The most recent report concludes that the Administration has tried to improve HAMP, but those “minor tweaks” have not targeted the panel’s primary concerns:

  • The failure to collect and analyze data that would measure HAMP’s results and identify its problems.
  • The failure to set meaningful benchmarks for evaluating the program.
  • The failure to hold loan servicers responsible for refusing to approve modifications or for processing them improperly. 
  • The failure to require servicers to modify loans rather than providing incentives for them to do so.

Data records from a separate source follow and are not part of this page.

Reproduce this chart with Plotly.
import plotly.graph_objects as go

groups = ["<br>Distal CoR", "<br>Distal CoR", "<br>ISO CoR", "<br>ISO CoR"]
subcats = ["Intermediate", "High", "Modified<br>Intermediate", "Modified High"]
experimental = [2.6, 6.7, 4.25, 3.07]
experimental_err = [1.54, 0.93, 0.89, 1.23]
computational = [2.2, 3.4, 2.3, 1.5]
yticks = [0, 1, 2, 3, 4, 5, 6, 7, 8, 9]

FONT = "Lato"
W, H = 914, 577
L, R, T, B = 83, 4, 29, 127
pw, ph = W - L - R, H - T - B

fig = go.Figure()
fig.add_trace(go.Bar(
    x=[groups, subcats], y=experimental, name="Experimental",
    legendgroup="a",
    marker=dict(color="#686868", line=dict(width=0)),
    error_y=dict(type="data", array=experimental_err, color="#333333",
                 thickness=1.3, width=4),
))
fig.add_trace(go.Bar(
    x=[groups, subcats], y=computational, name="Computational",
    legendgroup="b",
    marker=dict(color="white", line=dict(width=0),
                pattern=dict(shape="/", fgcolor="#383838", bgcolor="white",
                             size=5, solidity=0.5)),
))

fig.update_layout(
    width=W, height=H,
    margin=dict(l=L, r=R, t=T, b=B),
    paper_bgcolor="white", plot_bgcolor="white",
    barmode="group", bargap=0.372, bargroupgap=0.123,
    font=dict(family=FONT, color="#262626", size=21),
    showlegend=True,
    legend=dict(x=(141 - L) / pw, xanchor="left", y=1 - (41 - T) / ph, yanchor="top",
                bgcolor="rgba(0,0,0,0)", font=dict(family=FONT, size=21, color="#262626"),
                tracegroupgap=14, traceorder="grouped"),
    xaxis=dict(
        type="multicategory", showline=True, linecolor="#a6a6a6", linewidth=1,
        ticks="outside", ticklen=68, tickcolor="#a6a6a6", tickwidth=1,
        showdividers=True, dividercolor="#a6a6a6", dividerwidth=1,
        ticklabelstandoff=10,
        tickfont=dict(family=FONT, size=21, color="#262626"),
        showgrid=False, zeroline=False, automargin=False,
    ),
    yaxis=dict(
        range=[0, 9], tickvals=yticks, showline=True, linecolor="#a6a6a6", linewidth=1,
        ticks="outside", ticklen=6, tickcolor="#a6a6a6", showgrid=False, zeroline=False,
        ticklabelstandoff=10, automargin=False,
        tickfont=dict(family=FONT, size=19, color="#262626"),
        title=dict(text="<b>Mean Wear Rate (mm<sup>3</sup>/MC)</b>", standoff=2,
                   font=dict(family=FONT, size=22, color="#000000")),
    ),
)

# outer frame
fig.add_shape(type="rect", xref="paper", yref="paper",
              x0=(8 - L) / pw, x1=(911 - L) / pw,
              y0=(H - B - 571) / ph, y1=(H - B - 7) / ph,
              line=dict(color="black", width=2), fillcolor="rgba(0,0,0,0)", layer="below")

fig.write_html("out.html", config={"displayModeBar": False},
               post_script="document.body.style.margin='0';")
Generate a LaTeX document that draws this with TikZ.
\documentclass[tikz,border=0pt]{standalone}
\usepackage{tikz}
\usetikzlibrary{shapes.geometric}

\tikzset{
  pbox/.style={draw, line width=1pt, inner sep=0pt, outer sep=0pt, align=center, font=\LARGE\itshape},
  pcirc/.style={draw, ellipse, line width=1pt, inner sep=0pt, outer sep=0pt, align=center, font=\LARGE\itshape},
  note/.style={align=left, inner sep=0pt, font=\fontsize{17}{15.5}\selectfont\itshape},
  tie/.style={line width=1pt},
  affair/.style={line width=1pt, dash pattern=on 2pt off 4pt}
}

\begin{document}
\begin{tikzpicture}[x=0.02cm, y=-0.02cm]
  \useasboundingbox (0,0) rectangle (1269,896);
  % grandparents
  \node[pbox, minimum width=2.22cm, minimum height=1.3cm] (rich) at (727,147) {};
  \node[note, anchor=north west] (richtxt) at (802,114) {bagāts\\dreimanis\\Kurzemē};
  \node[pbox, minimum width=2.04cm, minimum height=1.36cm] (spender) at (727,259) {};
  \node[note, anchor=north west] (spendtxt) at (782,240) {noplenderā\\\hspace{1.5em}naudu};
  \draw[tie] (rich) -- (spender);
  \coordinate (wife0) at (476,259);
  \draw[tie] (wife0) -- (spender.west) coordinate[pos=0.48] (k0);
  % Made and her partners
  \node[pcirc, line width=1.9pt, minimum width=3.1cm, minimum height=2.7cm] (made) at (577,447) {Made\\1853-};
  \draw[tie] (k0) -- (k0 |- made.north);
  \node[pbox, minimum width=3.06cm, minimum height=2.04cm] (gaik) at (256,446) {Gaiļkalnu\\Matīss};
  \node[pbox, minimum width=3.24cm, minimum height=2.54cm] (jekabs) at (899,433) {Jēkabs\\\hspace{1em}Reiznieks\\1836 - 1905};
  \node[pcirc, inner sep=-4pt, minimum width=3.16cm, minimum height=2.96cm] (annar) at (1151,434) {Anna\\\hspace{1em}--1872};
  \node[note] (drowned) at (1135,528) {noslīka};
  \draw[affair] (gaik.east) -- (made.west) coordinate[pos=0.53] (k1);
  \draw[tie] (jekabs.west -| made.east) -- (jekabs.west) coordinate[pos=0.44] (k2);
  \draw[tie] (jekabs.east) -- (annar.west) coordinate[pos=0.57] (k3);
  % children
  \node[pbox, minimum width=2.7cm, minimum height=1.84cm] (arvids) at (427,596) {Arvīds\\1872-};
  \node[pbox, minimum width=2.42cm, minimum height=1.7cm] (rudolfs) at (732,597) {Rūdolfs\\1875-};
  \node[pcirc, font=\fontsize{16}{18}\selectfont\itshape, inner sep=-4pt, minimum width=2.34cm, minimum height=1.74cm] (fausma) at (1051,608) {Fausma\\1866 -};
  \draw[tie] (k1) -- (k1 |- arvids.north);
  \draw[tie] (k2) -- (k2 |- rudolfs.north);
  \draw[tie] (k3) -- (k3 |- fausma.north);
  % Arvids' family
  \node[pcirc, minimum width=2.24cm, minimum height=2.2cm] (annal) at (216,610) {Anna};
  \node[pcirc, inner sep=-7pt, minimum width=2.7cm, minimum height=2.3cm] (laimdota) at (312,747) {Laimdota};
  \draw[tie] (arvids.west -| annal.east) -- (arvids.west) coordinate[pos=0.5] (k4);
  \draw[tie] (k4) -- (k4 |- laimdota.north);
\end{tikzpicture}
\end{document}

Failure to address the obstacle created by second lien holders, who refused to write off their interests.
The report says there is no way the program will achieve its goals or even spend most of the $30 billion in Troubled Asset Relief Program (TARP) funds allocated for it. “Had Treasury acknowledged this reality before its crisis authority expired, it could have reallocated the money to a more effective program,” the report says. “Now, that option is gone. Absent a dramatic and unexpected increase in HAMP enrollment, many billions of dollars set aside for foreclosure mitigation may well be left unused….[and] an untold number of borrowers may go without help -- all because Treasury failed to acknowledge HAMP’s shortcomings in time.”

Treasury officials say the criticism is “somewhat unfair” and unduly harsh, failing to acknowledge the difficulty of the foreclosure prevention task or what HAMP has achieved despite those obstacles. “This program has had many critics, and there have obviously been many criticisms of it, but I think it’s important to recognize what it has accomplished,” Tim Massad, Treasury’s acting assistant secretary for financial stability, told reporters on a conference call. The program hasn’t helped as many borrowers as hoped, but it has assisted more than 500,000 of them, “and that’s a lot of people,” Massad said. “We shouldn’t discount that.”

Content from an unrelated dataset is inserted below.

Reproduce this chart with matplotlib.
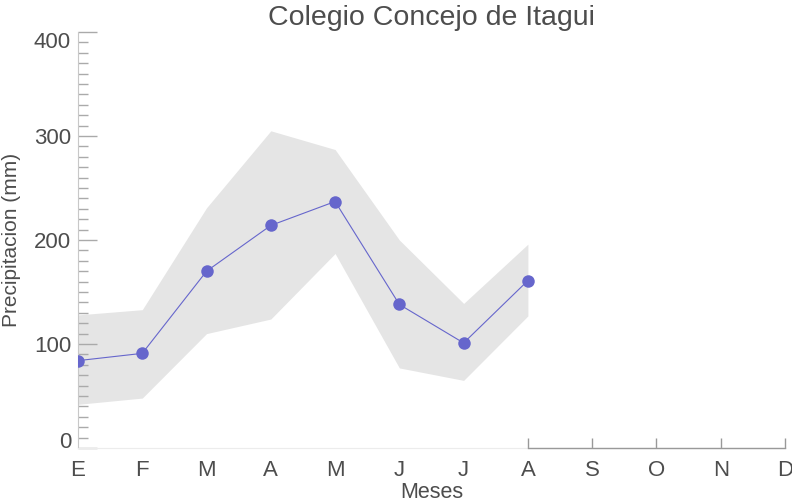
"""
Precipitacion mensual - Colegio Concejo de Itagui.
Outputs: out.png
"""

import matplotlib
matplotlib.use("Agg")
import matplotlib.pyplot as plt
from matplotlib.ticker import FixedLocator, MultipleLocator
import matplotlib.transforms as mtransforms

meses = ["E", "F", "M", "A", "M", "J", "J", "A", "S", "O", "N", "D"]
precip = [84, 91, 170, 214, 237, 138, 101, 161]
banda_sup = [128, 133, 231, 305, 287, 200, 139, 196]
banda_inf = [42, 48, 110, 124, 187, 77, 65, 127]

plt.rcParams["font.family"] = ["Liberation Sans", "DejaVu Sans"]
texto = "#4d4d4d"

fig = plt.figure(figsize=(7.92, 5.03), dpi=100)
ax = fig.add_axes([78 / 792, 1 - 448 / 503, (785 - 78) / 792, (448 - 32) / 503])

x = list(range(len(precip)))
ax.fill_between(x, banda_inf, banda_sup, color="#e5e5e5", linewidth=0, zorder=1)
ax.plot(x, precip, color="#6666cc", linewidth=0.8, marker="o", markersize=9,
        markeredgewidth=0, zorder=3)

ax.set_xlim(0, len(meses) - 1)
ax.set_ylim(0, 400)

# spines
for s in ["top", "right"]:
    ax.spines[s].set_visible(False)
ax.spines["left"].set_color("#c8c8c8")
ax.spines["bottom"].set_color("#ececec")

# darker axis segment for months without data
trans = mtransforms.blended_transform_factory(ax.transData, ax.transAxes)
ax.plot([len(precip) - 1, len(meses) - 1], [0, 0], color="#999999", linewidth=1,
        transform=trans, clip_on=False, zorder=4)

# x ticks: labels for all months, marks only where no data
ax.set_xticks(range(len(meses)))
ax.set_xticklabels(meses)
ax.tick_params(axis="x", which="major", length=0, pad=9, labelsize=16, labelcolor=texto)
ax.xaxis.remove_overlapping_locs = False
ax.xaxis.set_minor_locator(FixedLocator(range(len(precip) - 1, len(meses))))
ax.tick_params(axis="x", which="minor", direction="in", length=7, width=1, color="#999999")

# y ticks
ax.set_yticks([0, 100, 200, 300, 400])
ax.yaxis.set_minor_locator(MultipleLocator(10))
ax.tick_params(axis="y", which="major", direction="in", length=14, width=1,
               color="#aaaaaa", labelsize=16, labelcolor=texto, pad=5)
ax.tick_params(axis="y", which="minor", direction="in", length=7, width=1, color="#aaaaaa")
ylabs = ax.get_yticklabels()
ylabs[0].set_va("baseline")
ylabs[-1].set_va("top")

ax.set_title("Colegio Concejo de Itagui", fontsize=20.5, color=texto, pad=5)
ax.set_xlabel("Meses", fontsize=15.5, color=texto, labelpad=0)
ax.set_ylabel("Precipitacion (mm)", fontsize=15, color=texto, labelpad=9)

fig.savefig("out.png", dpi=100)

HOME OWNERSHIP APPEAL DIMS

The economic downturn, the dizzying and continuing decline in home sales and prices, and predictions that housing markets may struggle for years, all have taken a toll on how existing homeowners and prospective home buyers view home ownership.

Owners who are delinquent on their mortgages, not surprisingly, are particularly down on ownership. Half of them in a recent poll said they would rather rent than buy their next home. Among all respondents, 50 percent said they would rather rent, up 10 percent from January, while 45 percent said they would rather buy, down 45 percent since the beginning of the year. This is the first time the rental preference has exceeded the ownership preference in this survey of housing attitudes conducted quarterly by Fannie Mae.

Although 68 percent of the respondents said they still think now is a good time to buy, that is 2 percent fewer than in the June survey; 29 percent said they think this is a bad time to buy, up 2 percent since June; 85 percent agree that this is a bad time to sell a home, also up 2 percent from June.

Americans still overwhelmingly want to own their own homes – eventually. More than half of current owners and renters said the housing crisis hasn’t affected that long-term goal. But their near-term views are different. One-third of all respondents said they would be more likely to rent their next home than buy, up from 30 percent in January; 59 percent of current renters said they would continue to rent when they move, up from 54 percent a few months ago.

Delayed marriages, shrinking households, and financial fears are muting the near-term enthusiasm for home ownership, Doug Duncan, Fannie Mae’s chief economist, said. “Despite Americans’ strong desire to own their homes, our study reveals that life events are greatly influencing families’ decisions to rent. This trend, coupled with the housing crisis, has caused consumers to approach homeownership with greater caution and thoughtfulness,” he added.